Girlchild. By Tupelo Hassman. Farrar, $24 (9780374162573).
Hassman’s inventive and utterly believable debut takes place in a 1980s Reno trailer park, where narrator Rory Dawn lives with her alcoholic and mentally ill mother and suffers abuse at the hands of inept babysitters.
A Grown-Up Kind of Pretty. By Joshilyn Jackson. Grand Central, $24.99 (9780446582353).
A mesmerizing tale of how an exposed family secret changes the lives of three generations of Slocumb women, including 30-year-old Liza, a former drug addict, and Liza’s gangly and awkward 15-year-old daughter, Mosey.
Little Star. By John Ajvide Lindqvist. Tr. by Marlaine Delargy. St. Martin’s/Thomas Dunne, $26.99 (9780312620516).
This title begins when an abusive former recording artist and his meek wife discover a musically-talented baby in the woods. As the novel progresses, the oddball protagonists offer up a chilling, disturbing portrait of adolescence.
Pure. By Julianna Baggott. Grand Central, $25.99 (9781455503063).
Thanks to something called the Detonations, civilization has been destroyed and survivors are horribly burned, scarred, and fused to whatever they happened to be near when the Detonations occurred. A postapocalyptic novel for Hunger Games fans.
So Far Away. By Meg Mitchell Moore. Little, Brown, $25.99 (9780316097697).
Miserable 13-year-old cyberbullied Natalie Gallagher and lonely archivist Kathleen Lynch make a life-changing connection at the Massachusetts State Archives when Natalie brings in an old journal for a school project in this compassionate novel of human connection.
Tell the Wolves I’m Home. By Carol Rifka Brunt. Dial, $26 (9780679644194).
This novel is a beautifully bittersweet mix of heartbreak and hope as 14-year-old June Elbus reels from the death of beloved Uncle Finn, a famous painter who has succumbed to AIDS, in 1987.

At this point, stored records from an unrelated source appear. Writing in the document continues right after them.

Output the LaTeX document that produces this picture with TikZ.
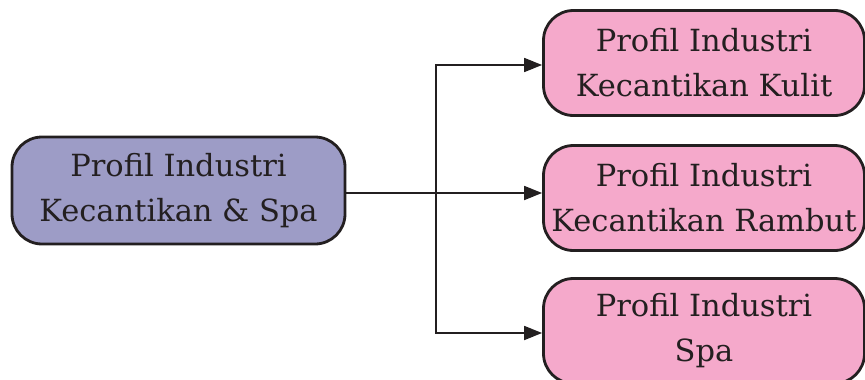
\documentclass[tikz,border=0pt]{standalone}
\usepackage{fontspec}
\setmainfont{DejaVu Serif}
\usetikzlibrary{arrows.meta}
\definecolor{ink}{HTML}{231F20}
\definecolor{lav}{HTML}{9D9CC6}
\definecolor{pinkbox}{HTML}{F5A9CB}
\tikzset{
  box/.style={draw=ink, line width=2.8pt, rounded corners=30pt, align=center,
    text=ink, font=\fontsize{30.5}{45}\selectfont, inner sep=0pt},
  conn/.style={draw=ink, line width=1.8pt, -{Triangle[length=18pt,width=14pt]}},
  link/.style={draw=ink, line width=1.8pt}
}
\begin{document}
\begin{tikzpicture}[x=1pt,y=-1pt]
\useasboundingbox (0,0) rectangle (865,380);
\node[box, fill=lav, minimum width=333pt, minimum height=107pt] (L) at (178.5,190.5)
  {Profil Industri\\Kecantikan \& Spa};
\node[box, fill=pinkbox, minimum width=321pt, minimum height=105pt] (A) at (704,63)
  {Profil Industri\\Kecantikan Kulit};
\node[box, fill=pinkbox, minimum width=321pt, minimum height=105pt] (B) at (704,198)
  {Profil Industri\\Kecantikan Rambut};
\node[box, fill=pinkbox, minimum width=321pt, minimum height=105pt] (C) at (704,331)
  {Profil Industri\\Spa};
\coordinate (j) at (436,193);
\coordinate (ya) at (0,65);
\coordinate (yc) at (0,333);
\draw[link] (L.east |- j) -- (j);
\draw[conn] (j) |- (A.west |- ya);
\draw[conn] (j) -- (B.west |- j);
\draw[conn] (j) |- (C.west |- yc);
\end{tikzpicture}
\end{document}
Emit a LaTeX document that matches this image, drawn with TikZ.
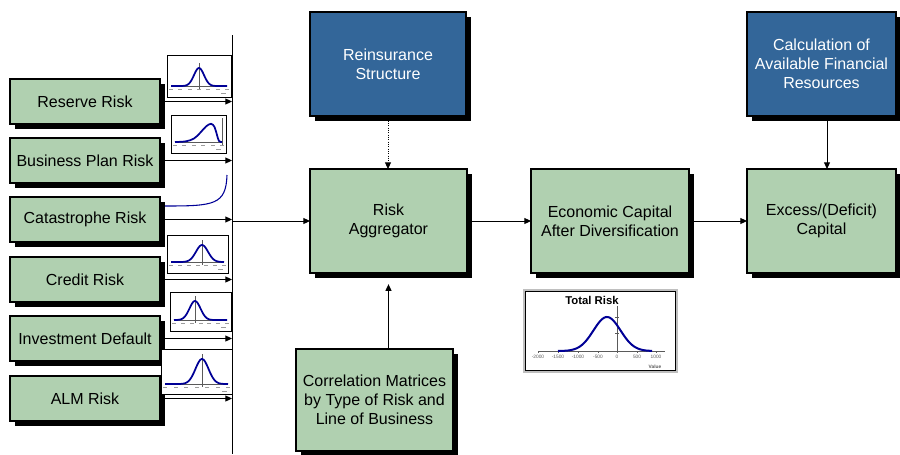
\documentclass[tikz,border=0pt]{standalone}
\usepackage{fontspec}
\setmainfont{Liberation Sans}
\usetikzlibrary{arrows.meta,calc}
\definecolor{boxgreen}{RGB}{176,208,176}
\definecolor{boxblue}{RGB}{51,102,153}
\definecolor{curveblue}{RGB}{0,0,150}
\definecolor{axisgray}{RGB}{90,90,90}
\definecolor{shadowcol}{RGB}{0,0,0}
\newcommand{\minibell}[8]{% x0 y0 x1 y1 mu peak-y axis-y sigma
  \pgfmathsetmacro\mbA{#1+4}\pgfmathsetmacro\mbB{#3-4}
  \draw[thumbframe] (#1,#2) rectangle (#3,#4);
  \draw[axisline] (\mbA,#7) -- (\mbB,#7);
  \foreach \t in {0,1,...,6}{\fill[axisgray!60] ({\mbA+\t*(\mbB-\mbA)/6-2},#7+3) rectangle ++(4,0.8);}
  \fill[axisgray!60] (\mbB-6,#7+7) rectangle ++(5,0.8);
  \draw[axisline] (#5,#6-5) -- (#5,#7+3);
  \draw[bellline] plot[domain=\mbA:\mbB, samples=70, smooth] (\x,{#7-(#7-#6)*exp(-((\x-#5)^2)/(2*#8*#8))});
}
% shadow: centre x, centre y, width, height (px)
\newcommand{\boxshadow}[4]{%
  \fill[shadowcol] ({#1-#3/2+4.5},{#2-#4/2+4.5}) rectangle ({#1+#3/2+4.5},{#2+#4/2+4.5});
}
\begin{document}
\begin{tikzpicture}[x=0.75pt,y=-0.75pt,
  every node/.style={font=\fontsize{12}{14.3}\selectfont, align=center, inner sep=0pt, outer sep=0pt},
  box/.style={draw=black, line width=1pt},
  gbox/.style={box, fill=boxgreen},
  bbox/.style={box, fill=boxblue, text=white},
  riskbox/.style={gbox, minimum width=112.5pt, minimum height=33.75pt},
  bigbox/.style={minimum width=117.75pt, minimum height=78pt},
  arr/.style={draw=black, line width=0.75pt, -{Triangle[length=5pt,width=4.5pt]}},
  thumbframe/.style={draw=black, line width=0.75pt, fill=white},
  axisline/.style={draw=axisgray, line width=0.5pt},
  bellline/.style={draw=curveblue, line width=1.3pt},
  tick/.style={font=\fontsize{3.6}{4}\selectfont, text=axisgray}
]
\useasboundingbox (0,0) rectangle (900,454);

% drop shadows (drawn first, boxes cover them)
\foreach \yy in {101.5,160.5,219.5,279.5,338.5,398.5}{\boxshadow{85}{\yy}{150}{45}}
\boxshadow{388}{64}{156}{104}
\boxshadow{388.5}{221}{157}{104}
\boxshadow{374.5}{400}{157}{102}
\boxshadow{610}{221}{158}{104}
\boxshadow{821.5}{221}{149}{104}
\boxshadow{821.5}{64}{149}{104}

% left risk boxes
\node[riskbox] (reserve) at (85,101.5) {Reserve Risk};
\node[riskbox] (business) at (85,160.5) {Business Plan Risk};
\node[riskbox] (cat) at (85,219.5) {Catastrophe Risk};
\node[riskbox] (credit) at (85,279.5) {Credit Risk};
\node[riskbox] (invest) at (85,338.5) {Investment Default};
\node[riskbox] (alm) at (85,398.5) {ALM Risk};

% central boxes
\node[bbox, bigbox, minimum width=117pt] (reins) at (388,64) {Reinsurance\\Structure};
\node[gbox, bigbox] (agg) at (388.5,221) {Risk\\Aggregator};
\node[gbox, bigbox, minimum height=76.5pt] (corr) at (374.5,400) {Correlation Matrices\\by Type of Risk and\\Line of Business};
\node[gbox, bigbox, minimum width=118.5pt] (econ) at (610,221) {Economic Capital\\After Diversification};
\node[gbox, bigbox, minimum width=111.75pt] (excess) at (821.5,221) {Excess/(Deficit)\\Capital};
\node[bbox, bigbox, minimum width=111.75pt] (calc) at (821.5,64) {Calculation of\\Available Financial\\Resources};

% vertical collector line
\coordinate (vtop) at (232,35);
\coordinate (vbot) at (232,454);
\draw[line width=0.75pt] (vtop) -- (vbot);

% mini charts
\minibell{167}{55}{231}{97}{199}{68}{86}{5}
\draw[thumbframe] (171,115) rectangle (226,153);
\draw[axisline] (175,142) -- (222,142);
\foreach \t in {0,1,...,5}{\fill[axisgray!60] ({175+\t*9.4-2},145) rectangle ++(4,0.8);}
\fill[axisgray!60] (216,149) rectangle ++(5,0.8);
\draw[axisline] (222,118) -- (222,145);
\draw[bellline] plot[smooth, tension=0.6] coordinates {(175,142) (186,141.3) (194,138.5) (200,133) (206,126.5) (211,123.8) (214.5,127) (217,135) (219,141) (222,142)};
\minibell{167}{235}{228}{273}{202}{245}{262}{6}
\minibell{170}{292}{231}{331}{195}{301}{320}{5.5}
\minibell{161}{349}{232}{394}{202}{359}{384}{6.5}
% catastrophe tail curve
\draw[curveblue, line width=0.8pt] (165,206) .. controls (214,206) and (226,205) .. (227,175);

% arrows from risk boxes to collector
\foreach \nm in {reserve,business,cat,credit,invest,alm}{
  \draw[arr] ($(\nm.east)+(4.5,0)$) -- (\nm.east -| vtop);
}
\draw[arr] (agg.west -| vtop) -- (agg.west);
\draw[arr, densely dotted] ($(reins.south)+(0,4.5)$) -- (reins.south |- agg.north);
\draw[arr, shorten >=5pt] (corr.north -| agg.south) -- ($(agg.south)+(0,4.5)$);
\draw[arr] ($(agg.east)+(4.5,0)$) -- (econ.west);
\draw[arr] ($(econ.east)+(4.5,0)$) -- (excess.west);
\draw[arr] ($(calc.south west)+(80,4.5)$) -- ($(excess.north west)+(80,0)$);

% Total Risk chart
\draw[draw=black!25, line width=2pt, fill=white] (524,290) rectangle (677,372);
\draw[draw=black, line width=0.5pt] (525.5,291.5) rectangle (675.5,370.5);
\node[font=\bfseries\fontsize{8.5}{9}\selectfont] (trtitle) at (592,300) {Total Risk};
\draw[axisline] (538,351) -- (665,351);
\draw[axisline] (617,306) -- (617,351);
\foreach \yy in {317,333}{\draw[axisline] (615,\yy) -- (619,\yy);}
\foreach \v/\xx in {-2000/538,-1500/558,-1000/578,-500/598,0/617,500/637,1000/656}{
  \draw[axisline] (\xx,351) -- (\xx,353);
  \node[tick] at (\xx,357) {\v};
}
\node[tick, font=\bfseries\fontsize{3.6}{4}\selectfont] (trvalue) at (655,367) {Value};
\draw[bellline, line width=1.5pt] plot[domain=558:652, samples=80, smooth] (\x,{351-34*exp(-((\x-607)^2)/(2*13.5*13.5))});
\end{tikzpicture}
\end{document}
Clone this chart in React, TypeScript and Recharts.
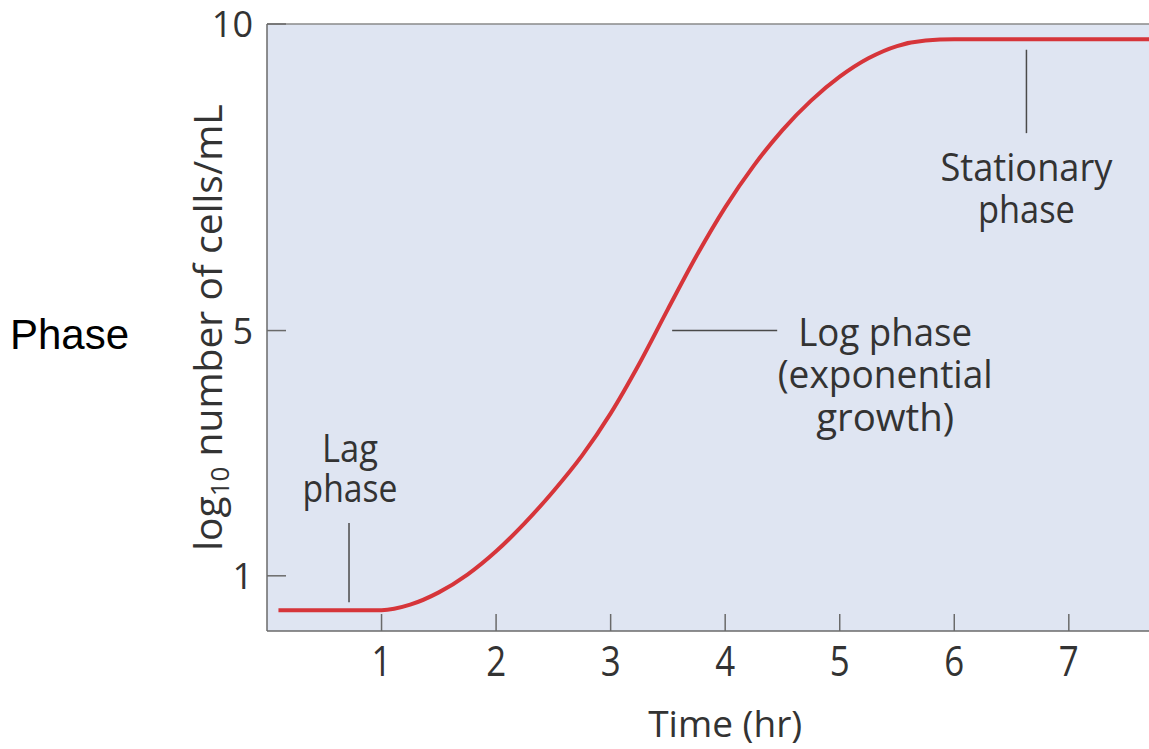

That’s Not a Feeling. By Dan Josefson. Soho, paper, $15.95 (9781616951887).
At the Roaring Orchards School for Troubled Teens in upstate New York, the cult leader–like headmaster insists on structure and limits, but interpreting his rules isn’t easy for students Benjamin and Tidbit, whose friendship, confusion, and longing anchor this noteworthy debut.
When Captain Flint Was Still a Good Man. By Nick Dybek. Riverhead, $26.95 (9781594488092).
This compelling variation on Treasure Island features a boy named Cal, a sensitive and courageous guide to the cruel mysteries of adult life, who finds himself enmeshed in a moral dilemma of epic complexity.